__Task instructions__
Output every entry exactly as written, skipping any pictures.

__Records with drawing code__
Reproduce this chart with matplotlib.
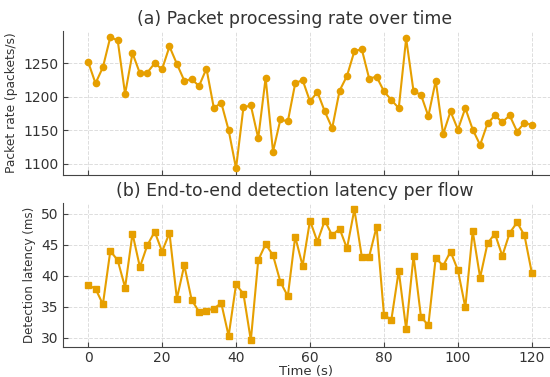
import matplotlib.pyplot as plt

# time axis, one sample every 2 s
time_s = list(range(0, 121, 2))

packet_rate = [
    1252, 1220, 1244, 1289, 1284, 1204, 1265, 1235, 1236, 1250,
    1241, 1275, 1249, 1224, 1226, 1216, 1242, 1183, 1191, 1150,
    1093, 1184, 1187, 1138, 1228, 1118, 1166, 1163, 1220, 1225,
    1193, 1207, 1178, 1153, 1209, 1231, 1268, 1271, 1227, 1230,
    1208, 1195, 1183, 1287, 1208, 1203, 1171, 1224, 1144, 1178,
    1151, 1183, 1151, 1128, 1160, 1172, 1162, 1172, 1148, 1161,
    1158,
]

latency_ms = [
    38.5, 37.9, 35.4, 44.0, 42.5, 38.1, 46.8, 41.4, 44.9, 47.1,
    43.9, 46.9, 36.3, 41.7, 36.1, 34.2, 34.4, 34.7, 35.6, 30.3,
    38.6, 37.1, 29.6, 42.5, 45.1, 43.3, 39.0, 36.7, 46.3, 41.6,
    48.9, 45.5, 48.9, 46.5, 47.6, 44.4, 50.7, 43.1, 43.1, 47.9,
    33.7, 32.9, 40.8, 31.4, 43.2, 33.4, 32.0, 42.9, 41.6, 43.9,
    40.9, 34.9, 47.2, 39.7, 45.2, 46.8, 43.2, 46.9, 48.6, 46.5,
    40.4,
]

color = '#E69F00'
text_color = '#333333'

fig = plt.figure(figsize=(5.5, 3.77), dpi=100)
ax1 = fig.add_axes([0.1145, 0.536, 0.8855, 0.383])
ax2 = fig.add_axes([0.1145, 0.08, 0.8855, 0.382], sharex=ax1)

ax1.plot(time_s, packet_rate, color=color, marker='o', markersize=4.5, linewidth=1.5)
ax2.plot(time_s, latency_ms, color=color, marker='s', markersize=4.5, linewidth=1.5)

ax1.set_title("(a) Packet processing rate over time", fontsize=12.4,
              color=text_color, pad=5, x=0.476)
ax2.set_title("(b) End-to-end detection latency per flow", fontsize=12.4,
              color=text_color, pad=5, x=0.476)
ax1.set_ylabel("Packet rate (packets/s)", fontsize=8.8, color=text_color)
ax2.set_ylabel("Detection latency (ms)", fontsize=8.6, color=text_color)
ax2.set_xlabel("Time (s)", fontsize=9.5, color=text_color, labelpad=0)

ax1.set_yticks([1100, 1150, 1200, 1250])
ax2.set_yticks([30, 35, 40, 45, 50])
ax2.set_xticks([0, 20, 40, 60, 80, 100, 120])
ax1.set_xlim(-6.8, 124.9)
ax1.tick_params(labelbottom=False)

for ax in (ax1, ax2):
    ax.grid(True, linestyle='--', linewidth=0.7, color='#dddddd')
    ax.set_axisbelow(True)
    for side in ('top', 'right'):
        ax.spines[side].set_visible(False)
    for side in ('left', 'bottom'):
        ax.spines[side].set_color('#444444')
    ax.tick_params(direction='in', labelsize=10, colors='#444444',
                   labelcolor=text_color, pad=3)

fig.savefig("out.png", dpi=100)
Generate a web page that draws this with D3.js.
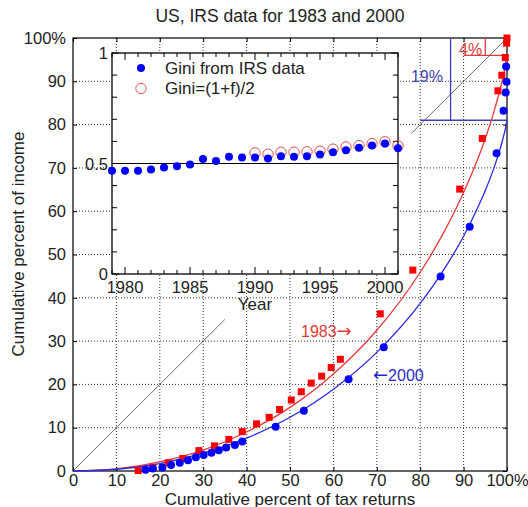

__Result of the exercise__
Reproduce this chart with matplotlib.
import matplotlib.pyplot as plt

# time axis, one sample every 2 s
time_s = list(range(0, 121, 2))

packet_rate = [
    1252, 1220, 1244, 1289, 1284, 1204, 1265, 1235, 1236, 1250,
    1241, 1275, 1249, 1224, 1226, 1216, 1242, 1183, 1191, 1150,
    1093, 1184, 1187, 1138, 1228, 1118, 1166, 1163, 1220, 1225,
    1193, 1207, 1178, 1153, 1209, 1231, 1268, 1271, 1227, 1230,
    1208, 1195, 1183, 1287, 1208, 1203, 1171, 1224, 1144, 1178,
    1151, 1183, 1151, 1128, 1160, 1172, 1162, 1172, 1148, 1161,
    1158,
]

latency_ms = [
    38.5, 37.9, 35.4, 44.0, 42.5, 38.1, 46.8, 41.4, 44.9, 47.1,
    43.9, 46.9, 36.3, 41.7, 36.1, 34.2, 34.4, 34.7, 35.6, 30.3,
    38.6, 37.1, 29.6, 42.5, 45.1, 43.3, 39.0, 36.7, 46.3, 41.6,
    48.9, 45.5, 48.9, 46.5, 47.6, 44.4, 50.7, 43.1, 43.1, 47.9,
    33.7, 32.9, 40.8, 31.4, 43.2, 33.4, 32.0, 42.9, 41.6, 43.9,
    40.9, 34.9, 47.2, 39.7, 45.2, 46.8, 43.2, 46.9, 48.6, 46.5,
    40.4,
]

color = '#E69F00'
text_color = '#333333'

fig = plt.figure(figsize=(5.5, 3.77), dpi=100)
ax1 = fig.add_axes([0.1145, 0.536, 0.8855, 0.383])
ax2 = fig.add_axes([0.1145, 0.08, 0.8855, 0.382], sharex=ax1)

ax1.plot(time_s, packet_rate, color=color, marker='o', markersize=4.5, linewidth=1.5)
ax2.plot(time_s, latency_ms, color=color, marker='s', markersize=4.5, linewidth=1.5)

ax1.set_title("(a) Packet processing rate over time", fontsize=12.4,
              color=text_color, pad=5, x=0.476)
ax2.set_title("(b) End-to-end detection latency per flow", fontsize=12.4,
              color=text_color, pad=5, x=0.476)
ax1.set_ylabel("Packet rate (packets/s)", fontsize=8.8, color=text_color)
ax2.set_ylabel("Detection latency (ms)", fontsize=8.6, color=text_color)
ax2.set_xlabel("Time (s)", fontsize=9.5, color=text_color, labelpad=0)

ax1.set_yticks([1100, 1150, 1200, 1250])
ax2.set_yticks([30, 35, 40, 45, 50])
ax2.set_xticks([0, 20, 40, 60, 80, 100, 120])
ax1.set_xlim(-6.8, 124.9)
ax1.tick_params(labelbottom=False)

for ax in (ax1, ax2):
    ax.grid(True, linestyle='--', linewidth=0.7, color='#dddddd')
    ax.set_axisbelow(True)
    for side in ('top', 'right'):
        ax.spines[side].set_visible(False)
    for side in ('left', 'bottom'):
        ax.spines[side].set_color('#444444')
    ax.tick_params(direction='in', labelsize=10, colors='#444444',
                   labelcolor=text_color, pad=3)

fig.savefig("out.png", dpi=100)
Generate a web page that draws this with D3.js.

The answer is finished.